Friday, July 8, 2011

The Bus

On Tuesday my friend and I went on a crumpet excursion in Seattle. Since we live outside the city there was a question of transportation: car or bus?  I personally detest city driving and find that hunting for parking is even less desirable, so taking the bus is my first impulse, and when I deduced the decision logically, there are many great reasons to utilize public transportation. 

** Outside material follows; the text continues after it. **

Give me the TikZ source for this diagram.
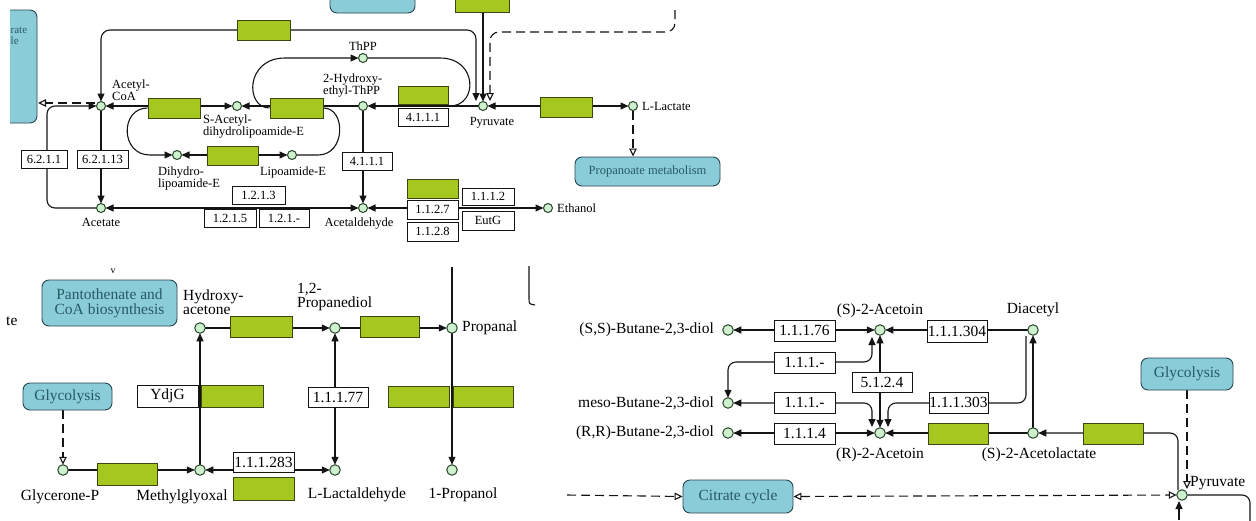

The benefits for riding the bus extend beyond my personal preferences. It results in less traffic, accidents and emissions, and gives us more local government revenue and more access to new jobs and commerce centers.  It’s so good I question whether to sell my car, then buy a zip car pass and take the bus.  But of course my transportation needs vary, and it is pretty cheap to buy a car. However, when considering the cost of driving across the lake to go to the city during off-peak hours, the bus is cheaper and even if you say that the convenience worth dropping ten dollars for parking downtown in maddening traffic, I consider where that ten dollars goes.  Ten dollars to park downtown, plus gas money, or ten dollars for round trip fare for two people?  Giving the metro that ten dollars tells the city that I value public transit as a service and that when I want to use it I appreciate it being there.  Giving it to parking lot that charges outlandish fees for a mere hour or two of use is telling the city that I don’t need the bus, I’d rather give my money to some greedy fool who pays attendants minimum wage with no benefits. 
I admit I’m not willing to ride the bus all the time, but it does make trips to the city very pleasant.  I hate traffic, and city driving and paying to park.  And my friend and I had more time to visit while we relaxed on our smooth ride down the car pool lane.